The Pakistani Taliban have introduced "moral policing" in parts of northeastern Afghanistan in a bid to enforce their puritanical version of Islam, Afghan police officials have said.

Key leaders of the banned Tehrik-e-Taliban Pakistan – including its chieftains Maulana Fazlullah from Swat, Maulvi Faqir of Bajaur Agency and Abdul Wali of Mohmand Agency – and dozens of their fighters fled military operations in Pakistan and sought sanctuary in the Afghan provinces of Nuristan and Kunar.

They mounted sporadic cross-border attacks on Pakistani troops in Chitral and Dir districts of Khyber-Pakhtunkhwa.

Now, they have introduced "moral policing" on the pattern of the Taliban-era "Department for the Preservation of Virtue and Prevention of Vice" in Kamdesh district of Nuristan.

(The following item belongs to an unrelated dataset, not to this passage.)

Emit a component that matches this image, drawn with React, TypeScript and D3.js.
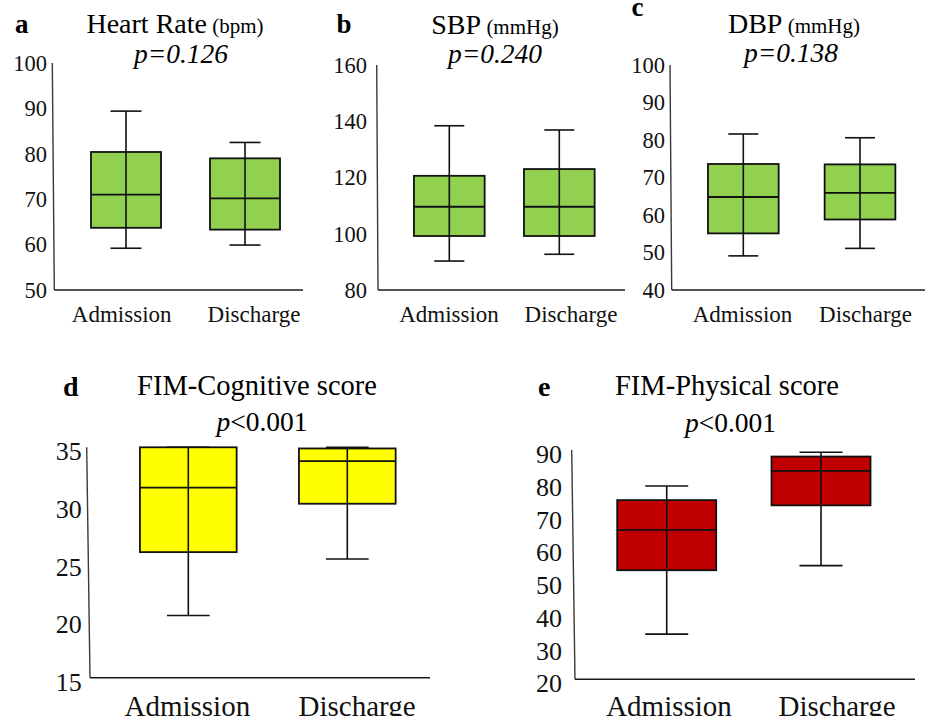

Armed vigilantes of the Pakistani Taliban roam the streets to stop what they believe are "un-Islamic" activities.

"Turbaned and bearded Pakistani Taliban fighters, clad in black clothes, punish local people for shaving or trimming beards, using mobile phones and even eating naswar," Afghan provincial police chief Ghulamullah Nuristani said over phone.

The vigilantes, according to Nuristani, are affiliated with a Pakistani Taliban faction led by Maulana Fazlullah, the infamous cleric who fled his stronghold in the Swat valley following a military operation in 2009.

Pakistani Taliban spokesman Sirajuddin and the Afghan Taliban denied the police chief¿s claim.

The Taliban's shadow governor for Nuristan, Sheikh Dost Muhammad, dismissed Nuristani's claim as "part of propaganda to undermine the Taliban's growing popularity in the region".

"Only Afghan Taliban operate in the areas under our control," Dost Muhammad said over phone.

However, local journalists said people are routinely body-searched in Taliban-controlled areas.

"Afghan officials believe the Tehrik-e-Taliban Pakistan is involved," said Nimatullah Karyab, an Afghan journalist from Asadabad, the capital of Kunar province.

Before the toppling of their regime by US-led foreign forces in 2001, the Afghan Taliban had set up a department called Amar Bil Maroof Wa Nahi Anil Munkar or the Department for the Preservation of Virtue and Prevention of Vice, as part of their Islamisation campaign.